**** Provided data
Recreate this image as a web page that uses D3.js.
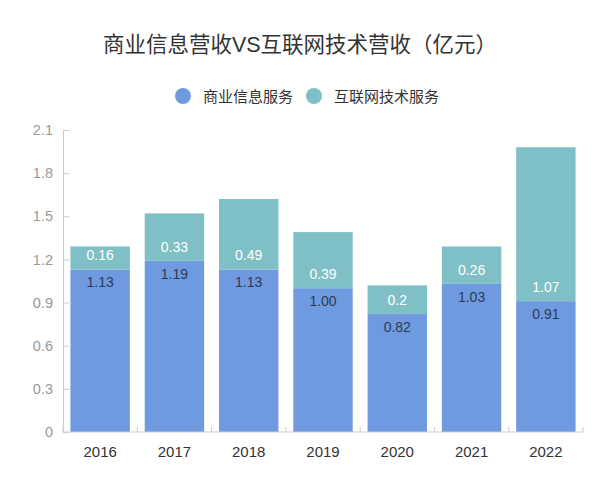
<!DOCTYPE html>
<html><head><meta charset="utf-8">
<script src="https://cdn.jsdelivr.net/npm/d3@7"></script>
<style>body{margin:0;background:#fff}svg{display:block}text{font-family:"Liberation Sans","Noto Sans CJK SC",sans-serif}</style>
</head><body>
<script>
const years = ["2016","2017","2018","2019","2020","2021","2022"];
const bizInfo = [1.13,1.19,1.13,1.00,0.82,1.03,0.91];
const bizInfoLabels = ["1.13","1.19","1.13","1.00","0.82","1.03","0.91"];
const netTech = [0.16,0.33,0.49,0.39,0.2,0.26,1.07];
const netTechLabels = ["0.16","0.33","0.49","0.39","0.2","0.26","1.07"];
const yTicks = [0,0.3,0.6,0.9,1.2,1.5,1.8,2.1];
const yTickLabels = ["0","0.3","0.6","0.9","1.2","1.5","1.8","2.1"];
const seriesNames = ["商业信息服务","互联网技术服务"];
const colors = ["#6f9ae0","#7fc0c6"];
const title = "商业信息营收VS互联网技术营收（亿元）";

const W=612,H=489;
const svg=d3.select("body").append("svg").attr("width",W).attr("height",H);
const x=d3.scaleBand().domain(years).range([63,583]).paddingInner(0.2).paddingOuter(0.1);
const y=d3.scaleLinear().domain([0,2.1]).range([432,130]);

svg.append("text").attr("x",300).attr("y",52).attr("text-anchor","middle")
  .attr("font-size",21.5).attr("fill","#333").text(title);

// legend
const legX=[183,314];
seriesNames.forEach((n,i)=>{
  svg.append("circle").attr("cx",legX[i]).attr("cy",96).attr("r",8).attr("fill",colors[i]);
  svg.append("text").attr("x",legX[i]+20).attr("y",101.5).attr("font-size",15).attr("fill","#333").text(n);
});

// y axis
const ya=svg.append("g").attr("transform","translate(63,0)")
  .call(d3.axisLeft(y).tickValues(yTicks).tickFormat((d,i)=>yTickLabels[i]).tickSize(0).tickPadding(10));
ya.select(".domain").attr("stroke","#ccc");
ya.selectAll(".tick").append("line").attr("x1",0).attr("x2",6).attr("stroke","#ccc");
ya.selectAll(".tick text").attr("fill","#999").attr("font-size",14.5);

// bars
const g=svg.append("g");
years.forEach((yr,i)=>{
  const x0=x(yr), bw=x.bandwidth();
  g.append("rect").attr("x",x0).attr("width",bw).attr("y",y(bizInfo[i])).attr("height",y(0)-y(bizInfo[i])).attr("fill",colors[0]);
  g.append("rect").attr("x",x0).attr("width",bw).attr("y",y(bizInfo[i]+netTech[i])).attr("height",y(bizInfo[i])-y(bizInfo[i]+netTech[i])).attr("fill",colors[1]);
  g.append("text").attr("x",x0+bw/2).attr("y",y(bizInfo[i])+18).attr("text-anchor","middle").attr("font-size",14).attr("fill","#2c3a55").text(bizInfoLabels[i]);
  g.append("text").attr("x",x0+bw/2).attr("y",y(bizInfo[i])-9).attr("text-anchor","middle").attr("font-size",14).attr("fill","#fff").text(netTechLabels[i]);
});

// x axis
const xa=svg.append("g").attr("transform","translate(0,432)");
xa.append("line").attr("x1",63).attr("x2",583).attr("stroke","#ccc");
const bounds=years.map(d=>x(d)-x.step()*x.paddingInner()/2).concat([583]);
bounds.forEach(b=>xa.append("line").attr("x1",b).attr("x2",b).attr("y1",0).attr("y2",-5).attr("stroke","#ccc"));
years.forEach(yr=>xa.append("text").attr("x",x(yr)+x.bandwidth()/2).attr("y",24.5).attr("text-anchor","middle").attr("font-size",15).attr("fill","#333").text(yr));
</script>
</body></html>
********
→ **Brief**
Go through the listing above and write it all out exactly, leaving out any picture.

→ **Response to the task**
Recreate this image as a web page that uses D3.js.
<!DOCTYPE html>
<html><head><meta charset="utf-8">
<script src="https://cdn.jsdelivr.net/npm/d3@7"></script>
<style>body{margin:0;background:#fff}svg{display:block}text{font-family:"Liberation Sans","Noto Sans CJK SC",sans-serif}</style>
</head><body>
<script>
const years = ["2016","2017","2018","2019","2020","2021","2022"];
const bizInfo = [1.13,1.19,1.13,1.00,0.82,1.03,0.91];
const bizInfoLabels = ["1.13","1.19","1.13","1.00","0.82","1.03","0.91"];
const netTech = [0.16,0.33,0.49,0.39,0.2,0.26,1.07];
const netTechLabels = ["0.16","0.33","0.49","0.39","0.2","0.26","1.07"];
const yTicks = [0,0.3,0.6,0.9,1.2,1.5,1.8,2.1];
const yTickLabels = ["0","0.3","0.6","0.9","1.2","1.5","1.8","2.1"];
const seriesNames = ["商业信息服务","互联网技术服务"];
const colors = ["#6f9ae0","#7fc0c6"];
const title = "商业信息营收VS互联网技术营收（亿元）";

const W=612,H=489;
const svg=d3.select("body").append("svg").attr("width",W).attr("height",H);
const x=d3.scaleBand().domain(years).range([63,583]).paddingInner(0.2).paddingOuter(0.1);
const y=d3.scaleLinear().domain([0,2.1]).range([432,130]);

svg.append("text").attr("x",300).attr("y",52).attr("text-anchor","middle")
  .attr("font-size",21.5).attr("fill","#333").text(title);

// legend
const legX=[183,314];
seriesNames.forEach((n,i)=>{
  svg.append("circle").attr("cx",legX[i]).attr("cy",96).attr("r",8).attr("fill",colors[i]);
  svg.append("text").attr("x",legX[i]+20).attr("y",101.5).attr("font-size",15).attr("fill","#333").text(n);
});

// y axis
const ya=svg.append("g").attr("transform","translate(63,0)")
  .call(d3.axisLeft(y).tickValues(yTicks).tickFormat((d,i)=>yTickLabels[i]).tickSize(0).tickPadding(10));
ya.select(".domain").attr("stroke","#ccc");
ya.selectAll(".tick").append("line").attr("x1",0).attr("x2",6).attr("stroke","#ccc");
ya.selectAll(".tick text").attr("fill","#999").attr("font-size",14.5);

// bars
const g=svg.append("g");
years.forEach((yr,i)=>{
  const x0=x(yr), bw=x.bandwidth();
  g.append("rect").attr("x",x0).attr("width",bw).attr("y",y(bizInfo[i])).attr("height",y(0)-y(bizInfo[i])).attr("fill",colors[0]);
  g.append("rect").attr("x",x0).attr("width",bw).attr("y",y(bizInfo[i]+netTech[i])).attr("height",y(bizInfo[i])-y(bizInfo[i]+netTech[i])).attr("fill",colors[1]);
  g.append("text").attr("x",x0+bw/2).attr("y",y(bizInfo[i])+18).attr("text-anchor","middle").attr("font-size",14).attr("fill","#2c3a55").text(bizInfoLabels[i]);
  g.append("text").attr("x",x0+bw/2).attr("y",y(bizInfo[i])-9).attr("text-anchor","middle").attr("font-size",14).attr("fill","#fff").text(netTechLabels[i]);
});

// x axis
const xa=svg.append("g").attr("transform","translate(0,432)");
xa.append("line").attr("x1",63).attr("x2",583).attr("stroke","#ccc");
const bounds=years.map(d=>x(d)-x.step()*x.paddingInner()/2).concat([583]);
bounds.forEach(b=>xa.append("line").attr("x1",b).attr("x2",b).attr("y1",0).attr("y2",-5).attr("stroke","#ccc"));
years.forEach(yr=>xa.append("text").attr("x",x(yr)+x.bandwidth()/2).attr("y",24.5).attr("text-anchor","middle").attr("font-size",15).attr("fill","#333").text(yr));
</script>
</body></html>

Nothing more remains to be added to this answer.